● Exercise brief
Repeat the material below word for word and leave out all pictures.

● Data

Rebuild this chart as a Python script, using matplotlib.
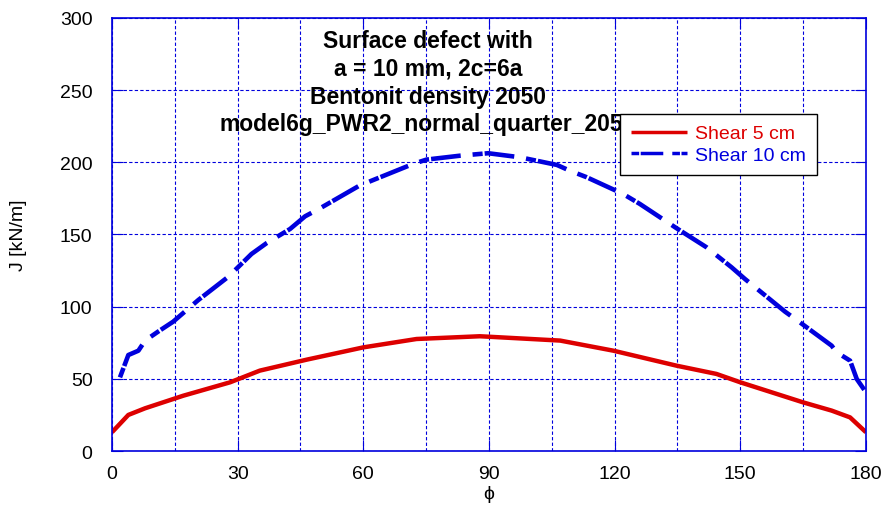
import matplotlib.pyplot as plt

plt.rcParams['font.family'] = ['Liberation Sans', 'DejaVu Sans']

# Shear 5 cm
phi_5 = [0, 3.9, 7.9, 17, 28.2, 35.3, 46.5, 60, 72.7, 87.8, 89.8, 107, 119.7,
         134.8, 144.3, 150, 165, 171.8, 176.2, 180]
J_5 = [13, 25, 29.6, 38.3, 47.6, 55.7, 63.3, 71.8, 77.6, 79.5, 79.2, 76.5, 69.5,
       59.1, 53.4, 47.6, 33.7, 28, 23.3, 13]

# Shear 10 cm
phi_10 = [1.9, 3.9, 6.3, 7.9, 11, 14.6, 20.6, 24.2, 27.8, 33.3, 36.9, 42.5, 46.1,
          49.7, 58.8, 62, 71.9, 75.1, 83.1, 89.8, 97.4, 106.2, 109.3, 113.3, 122,
          126, 134.8, 141.9, 147.9, 151.1, 155.5, 160.7, 164.2, 171.8, 173, 176.2,
          177.8, 180]
J_10 = [51, 66.5, 69.5, 76.5, 82.7, 89.6, 104.6, 112.7, 120.8, 136.5, 144, 153.8,
        162.6, 168.2, 183.4, 187.3, 198.9, 201.9, 204.6, 206.3, 203.5, 198.2, 194.2,
        189.7, 178.1, 171.2, 154.3, 141.2, 127.3, 119.2, 108.8, 96.5, 89.2, 73, 68.4,
        62.6, 49.9, 40.7]

title_lines = ["Surface defect with", "a = 10 mm, 2c=6a", "Bentonit density 2050",
               "model6g_PWR2_normal_quarter_2050"]

red = '#dd0000'
blue = '#0000dd'

fig = plt.figure(figsize=(8.84, 5.06), dpi=100)
ax = fig.add_axes([0.1267, 0.1067, 0.8529, 0.8558])

ax.plot(phi_5, J_5, color=red, lw=3.2, label='Shear 5 cm', solid_capstyle='butt')
ax.plot(phi_10, J_10, color=blue, lw=3.3, label='Shear 10 cm',
        linestyle=(0, (2.2, 0.45, 6.5, 2.6)), dash_capstyle='butt')

ax.set_xlim(0, 180)
ax.set_ylim(0, 300)
ax.set_xticks(range(0, 181, 30))
ax.set_xticks(range(0, 181, 15), minor=True)
ax.set_yticks(range(0, 301, 50))
ax.grid(True, which='both', color=blue, linestyle=(0, (3, 2)), lw=0.8)
ax.tick_params(which='both', direction='in', top=True, right=True,
               color=blue, labelsize=14, length=8)
ax.tick_params(which='minor', length=0)
ax.tick_params(axis='y', pad=14)
ax.tick_params(axis='x', pad=10)
for s in ax.spines.values():
    s.set_color(blue)
    s.set_linewidth(1.2)

ax.set_xlabel('ϕ', fontsize=14, labelpad=2)
ax.set_ylabel('J [kN/m]', fontsize=14, labelpad=24)

ax.text(0.419, 0.975, "\n".join(title_lines), transform=ax.transAxes,
        ha='center', va='top', fontsize=16.5, fontweight='bold',
        linespacing=1.27, zorder=5)

leg = ax.legend(loc='upper left', bbox_to_anchor=(0.674, 0.778), fontsize=14,
                labelcolor='linecolor', fancybox=False, framealpha=1,
                edgecolor='black', handlelength=2.9, borderpad=0.55,
                labelspacing=0.2, handletextpad=0.4, borderaxespad=0)
leg.set_zorder(10)
leg.get_frame().set_linewidth(1)
for h in leg.get_lines():
    h.set_linewidth(2.5)

fig.savefig('out.png', dpi=100)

● Result below
Rebuild this chart as a Python script, using matplotlib.
import matplotlib.pyplot as plt

plt.rcParams['font.family'] = ['Liberation Sans', 'DejaVu Sans']

# Shear 5 cm
phi_5 = [0, 3.9, 7.9, 17, 28.2, 35.3, 46.5, 60, 72.7, 87.8, 89.8, 107, 119.7,
         134.8, 144.3, 150, 165, 171.8, 176.2, 180]
J_5 = [13, 25, 29.6, 38.3, 47.6, 55.7, 63.3, 71.8, 77.6, 79.5, 79.2, 76.5, 69.5,
       59.1, 53.4, 47.6, 33.7, 28, 23.3, 13]

# Shear 10 cm
phi_10 = [1.9, 3.9, 6.3, 7.9, 11, 14.6, 20.6, 24.2, 27.8, 33.3, 36.9, 42.5, 46.1,
          49.7, 58.8, 62, 71.9, 75.1, 83.1, 89.8, 97.4, 106.2, 109.3, 113.3, 122,
          126, 134.8, 141.9, 147.9, 151.1, 155.5, 160.7, 164.2, 171.8, 173, 176.2,
          177.8, 180]
J_10 = [51, 66.5, 69.5, 76.5, 82.7, 89.6, 104.6, 112.7, 120.8, 136.5, 144, 153.8,
        162.6, 168.2, 183.4, 187.3, 198.9, 201.9, 204.6, 206.3, 203.5, 198.2, 194.2,
        189.7, 178.1, 171.2, 154.3, 141.2, 127.3, 119.2, 108.8, 96.5, 89.2, 73, 68.4,
        62.6, 49.9, 40.7]

title_lines = ["Surface defect with", "a = 10 mm, 2c=6a", "Bentonit density 2050",
               "model6g_PWR2_normal_quarter_2050"]

red = '#dd0000'
blue = '#0000dd'

fig = plt.figure(figsize=(8.84, 5.06), dpi=100)
ax = fig.add_axes([0.1267, 0.1067, 0.8529, 0.8558])

ax.plot(phi_5, J_5, color=red, lw=3.2, label='Shear 5 cm', solid_capstyle='butt')
ax.plot(phi_10, J_10, color=blue, lw=3.3, label='Shear 10 cm',
        linestyle=(0, (2.2, 0.45, 6.5, 2.6)), dash_capstyle='butt')

ax.set_xlim(0, 180)
ax.set_ylim(0, 300)
ax.set_xticks(range(0, 181, 30))
ax.set_xticks(range(0, 181, 15), minor=True)
ax.set_yticks(range(0, 301, 50))
ax.grid(True, which='both', color=blue, linestyle=(0, (3, 2)), lw=0.8)
ax.tick_params(which='both', direction='in', top=True, right=True,
               color=blue, labelsize=14, length=8)
ax.tick_params(which='minor', length=0)
ax.tick_params(axis='y', pad=14)
ax.tick_params(axis='x', pad=10)
for s in ax.spines.values():
    s.set_color(blue)
    s.set_linewidth(1.2)

ax.set_xlabel('ϕ', fontsize=14, labelpad=2)
ax.set_ylabel('J [kN/m]', fontsize=14, labelpad=24)

ax.text(0.419, 0.975, "\n".join(title_lines), transform=ax.transAxes,
        ha='center', va='top', fontsize=16.5, fontweight='bold',
        linespacing=1.27, zorder=5)

leg = ax.legend(loc='upper left', bbox_to_anchor=(0.674, 0.778), fontsize=14,
                labelcolor='linecolor', fancybox=False, framealpha=1,
                edgecolor='black', handlelength=2.9, borderpad=0.55,
                labelspacing=0.2, handletextpad=0.4, borderaxespad=0)
leg.set_zorder(10)
leg.get_frame().set_linewidth(1)
for h in leg.get_lines():
    h.set_linewidth(2.5)

fig.savefig('out.png', dpi=100)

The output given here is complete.